住院医师正想伸手去接,龙中却突然大喝:“别接!”三步并作两步,一把捧起电话就狠狠的摔到了地上,然后又用脚狠狠的踩踏,嘴里念念叨叨:“太上老君急急如律令,赐我无上法力,踩死你们这些牛鬼蛇神!”这是一个江湖神棍教他避鬼驱魔的口决,说只要见到什么肮脏的东西出现在眼前,只要念上此咒语什么妖魔鬼怪通通无处遁形,必定在咒语中魂飞魄散,因此他爽快的掏了十万块香油钱给那神棍。

众医生护士目瞪口呆的看着莫名其妙暴走的副院长,谁都不明白发生了什么事,而且最近一个星期来,他的行为都十分怪异,变得神经兮兮的,一听到有人电话响起,就会竖起耳朵目不转睛盯着人家,那眼神实在让人心里发毛阿,而且时不时的还念叨着上面几句,然后拿着自己的手机就是一顿乱砸,直到把自己的手机砸得稀巴烂这才嘿嘿的笑起来。
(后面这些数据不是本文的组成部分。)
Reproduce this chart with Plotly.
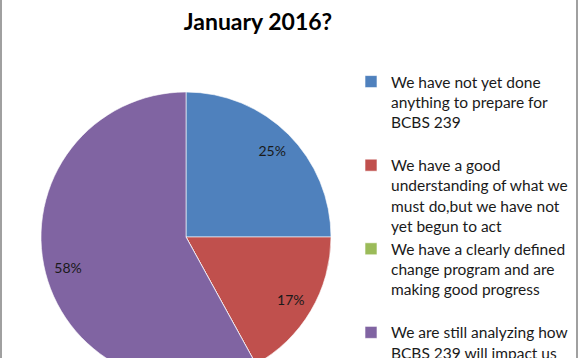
import plotly.graph_objects as go

labels = [
    "We have not yet done<br>anything to prepare for<br>BCBS 239<br> ",
    "We have a good<br>understanding of what we<br>must do,but we have not<br>yet begun to act",
    "We have a clearly defined<br>change program and are<br>making good progress<br> ",
    "We are still analyzing how<br>BCBS 239 will impact us",
]
values = [25, 17, 0, 58]
colors = ["#4F81BD", "#C0504D", "#9BBB59", "#8064A2"]

W, H = 580, 440
cx, cy, r = 186, 237, 145
dom = dict(x=[(cx - r) / W, (cx + r) / W], y=[(H - cy - r) / H, (H - cy + r) / H])

fig = go.Figure()
fig.add_trace(go.Pie(
    labels=labels,
    values=values,
    sort=False,
    direction="clockwise",
    rotation=0,
    marker=dict(colors=colors, line=dict(color="rgba(255,255,255,0.6)", width=1)),
    textinfo="none",
    domain=dom,
    hoverinfo="skip",
))
# transparent ring used only to place the percentage labels near the rim
fig.add_trace(go.Pie(
    labels=labels,
    values=values,
    sort=False,
    direction="clockwise",
    rotation=0,
    hole=0.68,
    marker=dict(colors=["rgba(0,0,0,0)"] * len(values), line=dict(width=0)),
    texttemplate="%{percent:.0%}",
    textposition="inside",
    insidetextorientation="horizontal",
    textfont=dict(family="Lato", size=14, color="#1a1a1a"),
    domain=dom,
    hoverinfo="skip",
    showlegend=False,
))

fig.update_layout(
    width=W, height=H,
    autosize=False,
    margin=dict(l=0, r=0, t=0, b=0),
    paper_bgcolor="white",
    plot_bgcolor="white",
    title=dict(text="<b>January 2016?</b>", x=258 / W, xanchor="center",
               y=1 - 22 / H, yanchor="middle",
               font=dict(family="Lato", size=23, color="black")),
    showlegend=True,
    legend=dict(x=351 / W, xanchor="left", y=1 - 65 / H, yanchor="top",
                font=dict(family="Lato", size=15.5, color="#1a1a1a"),
                valign="top", traceorder="normal", bgcolor="rgba(0,0,0,0)"),
    shapes=[
        dict(type="line", xref="paper", yref="paper", x0=1 / W, x1=1 / W, y0=0, y1=1,
             line=dict(color="#a0a0a0", width=2)),
        dict(type="line", xref="paper", yref="paper", x0=577 / W, x1=577 / W, y0=0, y1=1,
             line=dict(color="#a0a0a0", width=2)),
    ],
)

fig.write_html(
    "out.html",
    config={"displayModeBar": False},
    post_script=(
        "document.body.style.margin='0px';"
        "document.documentElement.style.overflow='hidden';"
        "document.body.style.overflow='hidden';"
        "Plotly.relayout('{plot_id}', {width: %d, height: %d});" % (W, H)
    ),
)
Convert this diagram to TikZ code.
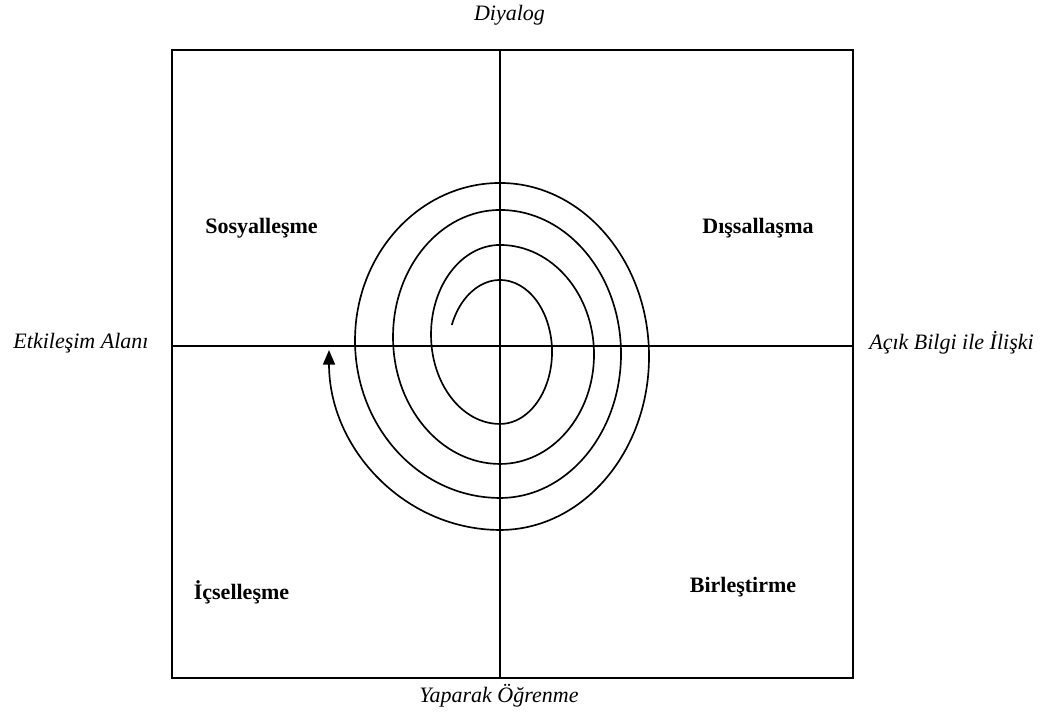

病人处理妥当了,医生护士们相继去休息,龙中不敢睡,他一睡着就会做恶梦,梦到有个女鬼来掐自己的脖子,他现在已经有些日夜颠倒了,夜晚魂不守舍,白天昏昏沉沉,连日来的巨变刺激下,他的神经已经严重的衰弱了。但他没有发神经,他清楚的很。

“医生,请问厕所在哪里啊?”门口出现一个身穿病号服的年轻女人,头发很长,绑着个极大的蝴蝶结,脸色很苍白,而腰际挂着一个引流袋子,也不知是肝不行,还是肾不行。
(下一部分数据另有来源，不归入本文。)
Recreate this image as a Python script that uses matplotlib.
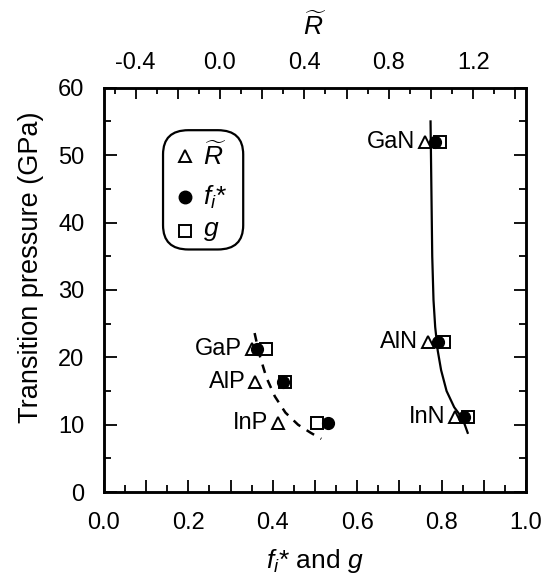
import numpy as np
import matplotlib.pyplot as plt
from matplotlib.ticker import MultipleLocator, FuncFormatter
from matplotlib.patches import FancyBboxPatch

plt.rcParams['font.family'] = ['Liberation Sans', 'DejaVu Sans']
plt.rcParams['mathtext.fontset'] = 'custom'
plt.rcParams['mathtext.it'] = 'Liberation Sans:italic'
plt.rcParams['mathtext.rm'] = 'Liberation Sans'

# --- data ---
compounds = ['GaN', 'AlN', 'InN', 'GaP', 'AlP', 'InP']
pressure = [51.9, 22.2, 11.1, 21.2, 16.3, 10.2]      # GPa
fi_star = [0.785, 0.792, 0.853, 0.363, 0.424, 0.531]
g_val = [0.796, 0.806, 0.863, 0.384, 0.430, 0.505]
r_tilde = [0.97, 0.986, 1.113, 0.151, 0.166, 0.275]

# solid guide curve (nitrides) and dashed guide curve (phosphides)
nitride_x = [0.774, 0.776, 0.778, 0.781, 0.785, 0.791, 0.799, 0.812, 0.830, 0.850, 0.862]
nitride_p = [55.0, 45.0, 35.0, 28.5, 24.5, 21.0, 18.1, 15.0, 12.6, 10.9, 8.8]
phos_x = [0.357, 0.368, 0.385, 0.405, 0.430, 0.460, 0.490, 0.515]
phos_p = [23.6, 20.5, 17.0, 14.2, 11.8, 10.0, 8.8, 7.9]

fig = plt.figure(figsize=(5.53, 5.81), dpi=100)
ax = fig.add_axes([0.188, 0.153, 0.763, 0.696])
ax2 = ax.twiny()

lw = 1.8
for a in (ax, ax2):
    for s in a.spines.values():
        s.set_linewidth(lw)

ax.plot(nitride_x, nitride_p, '-', color='black', lw=1.6)
ax.plot(phos_x, phos_p, '--', color='black', lw=1.8, dashes=(3.5, 3))

ax.plot(g_val, pressure, 's', mfc='white', mec='black', mew=1.4, ms=8, ls='none')
ax.plot(fi_star, pressure, 'o', color='black', ms=8.5, ls='none')
ax2.plot(r_tilde, pressure, '^', mfc='none', mec='black', mew=1.4, ms=8.5, ls='none')

# compound labels beside triangles
r_min, r_max = -0.55, 1.45
for name, r, p in zip(compounds, r_tilde, pressure):
    ax2.annotate(name, (r, p), xytext=(-7, 0), textcoords='offset points',
                 ha='right', va='center', fontsize=17)

ax.set_xlim(0, 1)
ax.set_ylim(0, 60)
ax2.set_xlim(r_min, r_max)

ax.xaxis.set_major_locator(MultipleLocator(0.1))
ax.xaxis.set_minor_locator(MultipleLocator(0.05))
ax.xaxis.set_major_formatter(FuncFormatter(
    lambda v, _: f'{v:.1f}' if round(v * 10) % 2 == 0 else ''))
ax.yaxis.set_major_locator(MultipleLocator(10))
ax.yaxis.set_minor_locator(MultipleLocator(5))
ax2.xaxis.set_major_locator(MultipleLocator(0.2))
ax2.xaxis.set_minor_locator(MultipleLocator(0.1))
ax2.xaxis.set_major_formatter(FuncFormatter(
    lambda v, _: f'{v:.1f}' if round(v * 10) % 4 == 0 else ''))

ax.tick_params(which='both', direction='in', right=True, width=1.3, labelsize=17)
ax.tick_params(axis='x', pad=14)
ax.tick_params(axis='y', pad=14)
ax.tick_params(which='major', length=9)
ax.tick_params(which='minor', length=5)
ax2.tick_params(which='both', direction='in', width=1.3, labelsize=17, pad=10)
ax2.tick_params(which='major', length=8)
ax2.tick_params(which='minor', length=4)

ax.set_ylabel('Transition pressure (GPa)', fontsize=19.5)
ax.yaxis.set_label_coords(-0.142, 0.555)
ax.set_xlabel(r'$f_i$* and $g$', fontsize=19, labelpad=10)
ax2.set_xlabel(r'$\widetilde{R}$', fontsize=19, labelpad=12)

# legend box
box = FancyBboxPatch((0.14, 0.60), 0.19, 0.295, boxstyle='round,pad=0,rounding_size=0.06',
                     transform=ax.transAxes, fc='white', ec='black', lw=1.6, zorder=5)
ax.add_patch(box)
ax.plot([0.192], [0.832], '^', mfc='none', mec='black', mew=1.4, ms=8, transform=ax.transAxes, zorder=6)
ax.plot([0.192], [0.73], 'o', color='black', ms=9, transform=ax.transAxes, zorder=6)
ax.plot([0.192], [0.646], 's', mfc='white', mec='black', mew=1.4, ms=8, transform=ax.transAxes, zorder=6)
ax.text(0.235, 0.832, r'$\widetilde{R}$', transform=ax.transAxes, fontsize=19, va='center', zorder=6)
ax.text(0.235, 0.73, r'$f_i$*', transform=ax.transAxes, fontsize=19, va='center', zorder=6)
ax.text(0.235, 0.646, r'$g$', transform=ax.transAxes, fontsize=19, va='center', zorder=6)

fig.savefig('out.png', dpi=100)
“前面,左转!”龙中扫了她一眼,心不在焉的道,这个女人长得倒是标致,只可惜病恹恹的,实在引不起他的性趣。

女人离去的脚步声很轻,轻到龙中以为她还不曾离去,抬头一看,却见女人已经走了,龙中摇摇头,想必是自己心事太重了,没注意吧。

龙中走进他的值班室,躺下来,却睡不着,他已经尽量不去想任何事情了,一想他的头就痛得要命,翻来覆去仍不能成眠,于是又回到办公室,他记得他的办公桌里有本《无字天书》的小说,上面好像有许多降妖除魔的方法,虽然是YY文当不得真,但是看看也无妨,也许学上一两招,说不定能管用呢。鬼神这事嘛,悬着呢,信测有,不信测无!原本,他是不信的,一点都不信,可是发生了这么多离奇的事,他也被逼得半信半疑了。
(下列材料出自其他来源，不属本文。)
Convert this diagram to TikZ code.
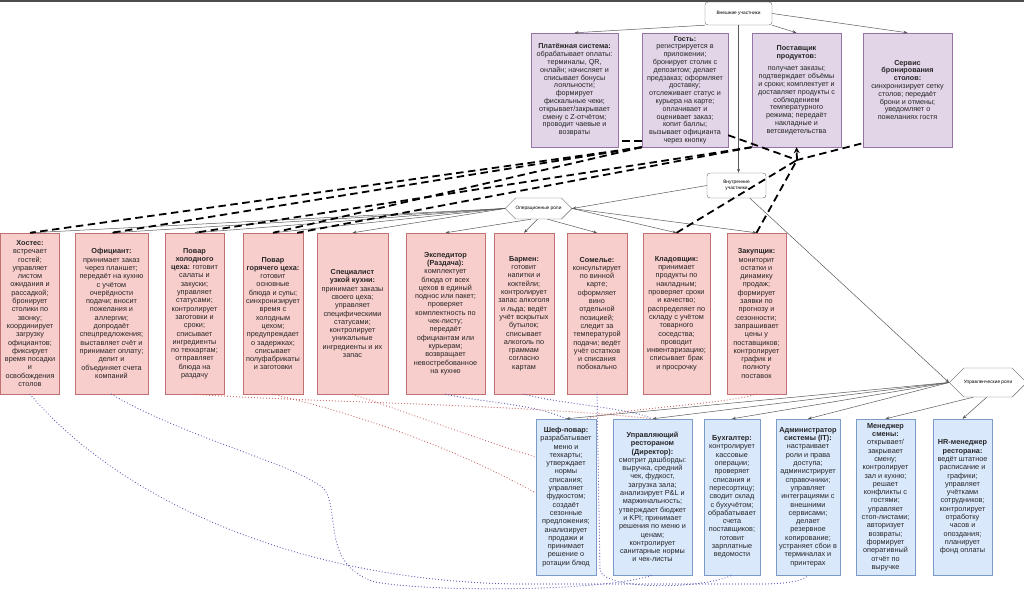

找到了书,翻开随意的读起来,不一会便被离奇曲折的情节吸引住了,这作者还真能YY啊,翻到书的首页一看,竟是个英文字母C开头却不知读啥的作者,谁知道呢,反正他只认得二十六个英文字母……前面的三个。英文只是它认识他,他却不认得它。

“医生,请问厕所在哪里啊?”门口出现的仍是那个年轻女人,长长的秀发,用大大的蝴蝶结扎着,脸色很白很白,白得看不到一丝血色的那种,如果不是那个引流袋,龙中或许真会对她产生性趣。

“见过路痴,但没见过你这么肓目的,前面,左转!”龙中从书里抬起头来,看了她一眼。她是个美人,但是个草包,绝对的,病房到厕所就那么一点路,三岁小孩走一回都能记得,她竟然记不住,前面,左转,很难吗?真是个草包病美人啊。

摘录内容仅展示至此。